The arguments for dropping the Class I age to 18 don't really apply to Class II drugs, because people substitute highs. You can see that now in the way people drink if they don't want the risk of using pot because it's illegal. With pot and booze widely available, there will be less incentive to circumvent the law because there will be substitute goods available. They're not fully equivalent, but I think people will substitute anyway.
Note that legalizing coca would be a huge benefit to Andean countries, where there are sustained, highly destructive campaigns to eradicate coca production by spraying fields with pesticides by air. These campaigns often hit the wrong fields or spray people and houses, and they also create environmental and agricultural damage. Legalizing coca, on the other hand, would allow farmers to grow a crop that's well-suited to marginal land and that has a significant role in traditional culture.
Class III drugs: cocaine, heroin, meth. These drugs are illegal to possess, manufacture, or sell, because they can ruin your life and they can do it pretty fast. However, ruining your own life and ruining someone else's life are two different things, so they call for different punishments. Get rid of possession charges: instead, anyone who possesses C-III drugs gets a ticket. This turns an expensive process of arrest, prosecution, and incarceration into something that actually generates revenue. It also addresses the public health issue of overdoses by taking away the fear that if you bring your ODing friend to the hospital, you'll get arrested.

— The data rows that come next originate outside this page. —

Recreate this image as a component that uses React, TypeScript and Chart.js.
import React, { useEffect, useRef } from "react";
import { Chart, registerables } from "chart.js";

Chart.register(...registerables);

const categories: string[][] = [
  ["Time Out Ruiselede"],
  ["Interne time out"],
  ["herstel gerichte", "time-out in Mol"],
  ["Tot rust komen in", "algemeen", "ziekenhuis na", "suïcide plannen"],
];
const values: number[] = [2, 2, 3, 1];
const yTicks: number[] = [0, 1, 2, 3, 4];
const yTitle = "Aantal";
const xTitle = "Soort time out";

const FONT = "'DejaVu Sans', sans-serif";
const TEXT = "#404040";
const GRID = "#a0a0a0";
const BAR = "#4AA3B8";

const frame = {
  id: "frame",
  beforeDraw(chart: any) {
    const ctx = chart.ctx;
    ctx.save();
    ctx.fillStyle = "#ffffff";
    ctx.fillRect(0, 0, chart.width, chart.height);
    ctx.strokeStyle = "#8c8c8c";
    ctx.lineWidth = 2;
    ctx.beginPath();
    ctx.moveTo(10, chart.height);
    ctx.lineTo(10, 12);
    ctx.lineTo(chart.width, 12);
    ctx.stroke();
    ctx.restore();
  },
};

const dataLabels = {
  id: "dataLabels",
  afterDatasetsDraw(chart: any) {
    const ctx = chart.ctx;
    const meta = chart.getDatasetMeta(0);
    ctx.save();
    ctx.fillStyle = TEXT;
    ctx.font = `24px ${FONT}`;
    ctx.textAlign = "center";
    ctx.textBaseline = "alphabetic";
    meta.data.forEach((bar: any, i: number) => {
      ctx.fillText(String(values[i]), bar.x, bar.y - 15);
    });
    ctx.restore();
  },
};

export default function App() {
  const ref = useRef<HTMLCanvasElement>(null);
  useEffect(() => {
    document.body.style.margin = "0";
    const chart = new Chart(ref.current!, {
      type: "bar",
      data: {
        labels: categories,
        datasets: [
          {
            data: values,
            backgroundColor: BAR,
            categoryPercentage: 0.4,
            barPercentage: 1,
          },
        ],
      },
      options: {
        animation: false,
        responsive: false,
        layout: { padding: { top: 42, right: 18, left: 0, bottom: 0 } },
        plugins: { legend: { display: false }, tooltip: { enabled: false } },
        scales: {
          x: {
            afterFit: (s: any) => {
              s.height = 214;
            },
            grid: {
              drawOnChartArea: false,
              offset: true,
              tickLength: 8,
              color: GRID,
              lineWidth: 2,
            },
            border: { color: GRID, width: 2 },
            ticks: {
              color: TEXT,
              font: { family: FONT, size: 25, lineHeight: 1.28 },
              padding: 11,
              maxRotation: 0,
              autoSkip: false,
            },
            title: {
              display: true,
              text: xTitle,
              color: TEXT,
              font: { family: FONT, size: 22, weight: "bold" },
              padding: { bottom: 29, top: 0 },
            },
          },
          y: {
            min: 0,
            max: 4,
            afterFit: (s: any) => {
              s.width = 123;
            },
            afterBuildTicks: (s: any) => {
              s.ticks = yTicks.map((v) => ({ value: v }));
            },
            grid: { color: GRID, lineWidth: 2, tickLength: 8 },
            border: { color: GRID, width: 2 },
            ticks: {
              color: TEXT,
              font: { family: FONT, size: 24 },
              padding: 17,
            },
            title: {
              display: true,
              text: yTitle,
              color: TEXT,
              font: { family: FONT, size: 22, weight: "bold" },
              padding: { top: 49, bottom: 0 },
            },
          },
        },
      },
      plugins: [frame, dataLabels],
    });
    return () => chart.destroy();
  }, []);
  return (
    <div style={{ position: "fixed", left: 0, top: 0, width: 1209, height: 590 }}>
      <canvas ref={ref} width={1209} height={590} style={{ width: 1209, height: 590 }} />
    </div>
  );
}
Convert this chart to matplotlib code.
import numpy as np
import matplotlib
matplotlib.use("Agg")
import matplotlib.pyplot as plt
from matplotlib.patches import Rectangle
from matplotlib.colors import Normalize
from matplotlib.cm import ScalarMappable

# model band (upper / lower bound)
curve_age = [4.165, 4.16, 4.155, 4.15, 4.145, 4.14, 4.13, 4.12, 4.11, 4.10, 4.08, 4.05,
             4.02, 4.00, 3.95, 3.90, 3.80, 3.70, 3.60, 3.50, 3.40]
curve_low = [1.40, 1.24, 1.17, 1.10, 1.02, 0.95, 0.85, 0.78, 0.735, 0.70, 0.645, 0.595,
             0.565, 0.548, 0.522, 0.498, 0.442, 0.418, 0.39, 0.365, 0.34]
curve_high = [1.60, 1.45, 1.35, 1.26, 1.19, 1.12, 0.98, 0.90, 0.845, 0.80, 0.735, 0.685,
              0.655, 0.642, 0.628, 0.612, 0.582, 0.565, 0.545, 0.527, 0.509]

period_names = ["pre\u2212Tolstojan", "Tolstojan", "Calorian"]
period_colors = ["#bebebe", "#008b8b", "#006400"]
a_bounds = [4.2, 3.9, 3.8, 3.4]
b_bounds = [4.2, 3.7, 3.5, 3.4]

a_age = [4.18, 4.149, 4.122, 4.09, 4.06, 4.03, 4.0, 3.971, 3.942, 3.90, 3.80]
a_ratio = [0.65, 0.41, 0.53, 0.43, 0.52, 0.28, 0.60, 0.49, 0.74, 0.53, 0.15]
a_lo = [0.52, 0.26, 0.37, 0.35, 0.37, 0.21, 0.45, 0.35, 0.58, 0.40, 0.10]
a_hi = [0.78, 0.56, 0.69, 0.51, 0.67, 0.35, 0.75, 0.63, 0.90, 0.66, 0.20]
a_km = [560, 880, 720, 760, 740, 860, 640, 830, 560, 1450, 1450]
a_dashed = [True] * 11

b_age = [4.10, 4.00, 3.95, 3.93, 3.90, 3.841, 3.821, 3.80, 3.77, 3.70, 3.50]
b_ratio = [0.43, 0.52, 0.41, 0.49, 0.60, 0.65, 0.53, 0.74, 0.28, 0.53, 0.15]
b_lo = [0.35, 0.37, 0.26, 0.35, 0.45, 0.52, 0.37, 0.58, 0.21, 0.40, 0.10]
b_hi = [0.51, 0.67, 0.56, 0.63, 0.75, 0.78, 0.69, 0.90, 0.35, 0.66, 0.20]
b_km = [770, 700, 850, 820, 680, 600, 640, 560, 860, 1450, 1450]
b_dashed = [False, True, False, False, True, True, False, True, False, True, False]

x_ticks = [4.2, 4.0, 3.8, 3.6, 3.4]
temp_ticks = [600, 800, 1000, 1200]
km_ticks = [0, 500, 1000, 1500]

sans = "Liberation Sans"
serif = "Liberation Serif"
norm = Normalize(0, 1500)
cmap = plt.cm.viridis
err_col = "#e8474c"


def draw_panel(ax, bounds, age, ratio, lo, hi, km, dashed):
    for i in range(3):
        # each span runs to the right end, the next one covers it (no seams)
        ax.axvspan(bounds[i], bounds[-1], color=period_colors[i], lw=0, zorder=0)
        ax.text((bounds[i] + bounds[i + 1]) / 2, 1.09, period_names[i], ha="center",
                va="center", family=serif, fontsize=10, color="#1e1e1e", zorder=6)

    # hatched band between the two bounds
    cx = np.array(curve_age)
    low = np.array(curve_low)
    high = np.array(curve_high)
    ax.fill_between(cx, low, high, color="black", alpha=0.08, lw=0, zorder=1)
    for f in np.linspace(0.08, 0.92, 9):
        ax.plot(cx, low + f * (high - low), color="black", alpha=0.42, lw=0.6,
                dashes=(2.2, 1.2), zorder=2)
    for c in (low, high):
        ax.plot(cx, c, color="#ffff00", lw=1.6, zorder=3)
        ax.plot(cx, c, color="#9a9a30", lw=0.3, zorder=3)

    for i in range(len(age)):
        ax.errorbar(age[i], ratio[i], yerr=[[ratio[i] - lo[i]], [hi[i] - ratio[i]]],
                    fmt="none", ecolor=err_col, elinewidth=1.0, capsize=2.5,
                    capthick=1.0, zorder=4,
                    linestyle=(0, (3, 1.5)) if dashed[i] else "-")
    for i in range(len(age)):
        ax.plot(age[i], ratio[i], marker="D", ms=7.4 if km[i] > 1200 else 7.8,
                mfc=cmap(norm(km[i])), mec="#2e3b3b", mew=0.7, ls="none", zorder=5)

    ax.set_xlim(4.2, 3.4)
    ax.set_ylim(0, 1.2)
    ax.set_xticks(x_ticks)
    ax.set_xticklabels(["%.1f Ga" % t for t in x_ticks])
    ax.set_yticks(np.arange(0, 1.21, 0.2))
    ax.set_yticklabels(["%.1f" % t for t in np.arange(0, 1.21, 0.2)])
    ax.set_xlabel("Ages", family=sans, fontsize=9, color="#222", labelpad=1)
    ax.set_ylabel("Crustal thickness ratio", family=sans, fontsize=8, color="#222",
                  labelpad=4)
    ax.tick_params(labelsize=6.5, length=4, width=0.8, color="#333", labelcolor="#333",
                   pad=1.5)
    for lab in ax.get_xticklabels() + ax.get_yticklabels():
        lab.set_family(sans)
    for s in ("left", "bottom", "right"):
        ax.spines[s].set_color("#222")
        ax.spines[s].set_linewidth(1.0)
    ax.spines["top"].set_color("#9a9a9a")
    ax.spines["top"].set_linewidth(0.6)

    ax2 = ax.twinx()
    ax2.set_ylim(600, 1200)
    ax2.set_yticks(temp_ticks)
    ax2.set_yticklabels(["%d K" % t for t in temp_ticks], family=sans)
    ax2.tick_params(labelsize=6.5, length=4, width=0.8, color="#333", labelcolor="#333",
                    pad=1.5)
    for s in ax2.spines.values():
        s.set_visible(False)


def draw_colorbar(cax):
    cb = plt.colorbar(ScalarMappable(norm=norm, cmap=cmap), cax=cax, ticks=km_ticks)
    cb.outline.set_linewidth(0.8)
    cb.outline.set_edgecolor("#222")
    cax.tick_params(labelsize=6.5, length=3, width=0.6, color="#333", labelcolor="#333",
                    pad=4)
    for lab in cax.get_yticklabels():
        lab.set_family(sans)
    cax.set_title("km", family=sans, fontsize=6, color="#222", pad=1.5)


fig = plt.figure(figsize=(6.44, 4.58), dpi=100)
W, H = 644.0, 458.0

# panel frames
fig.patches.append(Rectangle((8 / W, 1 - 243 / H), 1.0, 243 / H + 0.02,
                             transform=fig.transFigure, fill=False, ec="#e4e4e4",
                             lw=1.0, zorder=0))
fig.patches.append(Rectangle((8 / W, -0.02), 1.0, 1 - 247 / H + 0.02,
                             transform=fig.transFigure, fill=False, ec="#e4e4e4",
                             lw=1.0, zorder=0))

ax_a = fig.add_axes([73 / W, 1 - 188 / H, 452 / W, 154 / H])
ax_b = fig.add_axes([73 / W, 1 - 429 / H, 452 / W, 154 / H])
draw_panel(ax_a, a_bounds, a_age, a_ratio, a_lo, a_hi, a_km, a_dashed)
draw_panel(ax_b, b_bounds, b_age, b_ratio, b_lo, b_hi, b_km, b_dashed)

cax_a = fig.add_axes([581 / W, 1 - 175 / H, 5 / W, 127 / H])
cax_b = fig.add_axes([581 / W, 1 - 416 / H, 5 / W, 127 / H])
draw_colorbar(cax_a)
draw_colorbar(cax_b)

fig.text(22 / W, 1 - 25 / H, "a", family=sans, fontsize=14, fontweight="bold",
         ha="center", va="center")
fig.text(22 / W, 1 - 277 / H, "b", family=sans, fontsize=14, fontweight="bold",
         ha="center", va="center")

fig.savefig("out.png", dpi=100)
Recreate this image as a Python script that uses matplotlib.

Meanwhile, possessing anything over some specified limit gets you charged with dealing. Dealing is a mid-level offense if you're small-time and a hugely serious offense if you're big-time, have weapons, or use violence of any sort. This creates a major asymmetry in the market for these drugs, which I think would lead to small-time, non-violent dealers being able to have better success because their risks would be so much lower.
Since coca and opium are now C-II drugs and legally available, cocaine and heroin can now be manufactured in the US. This would break up the cartels and the dominance of violent gangs in that market by making it more like the situation with meth: any bozo with a basement could start manufacturing coke/heroin out of legal ingredients, and dealers wouldn't have to work with the sorts of people who can get illegal drugs past customs. Again, this opens up options for small-time, non-violent dealers while reducing the power of organized crime.
My dad points out that the most important part of this whole system is looking at the actual goals and the actual effects of drug policy, and drawing distinctions between different drugs and situations. Which is not at all what we do now.
Someone put me in charge of drug policy. Or maybe of everything.
1. Again, except for acid, which is less available and less used than it's been for 30 years. I'd attribute this partly to drug war policies that make it riskier to make, but also to the fact that most people making acid have Ph.D.s in chemistry and thus have a lot to risk, and that acid is kind of a niche drug. This isn't a model that works for other drugs.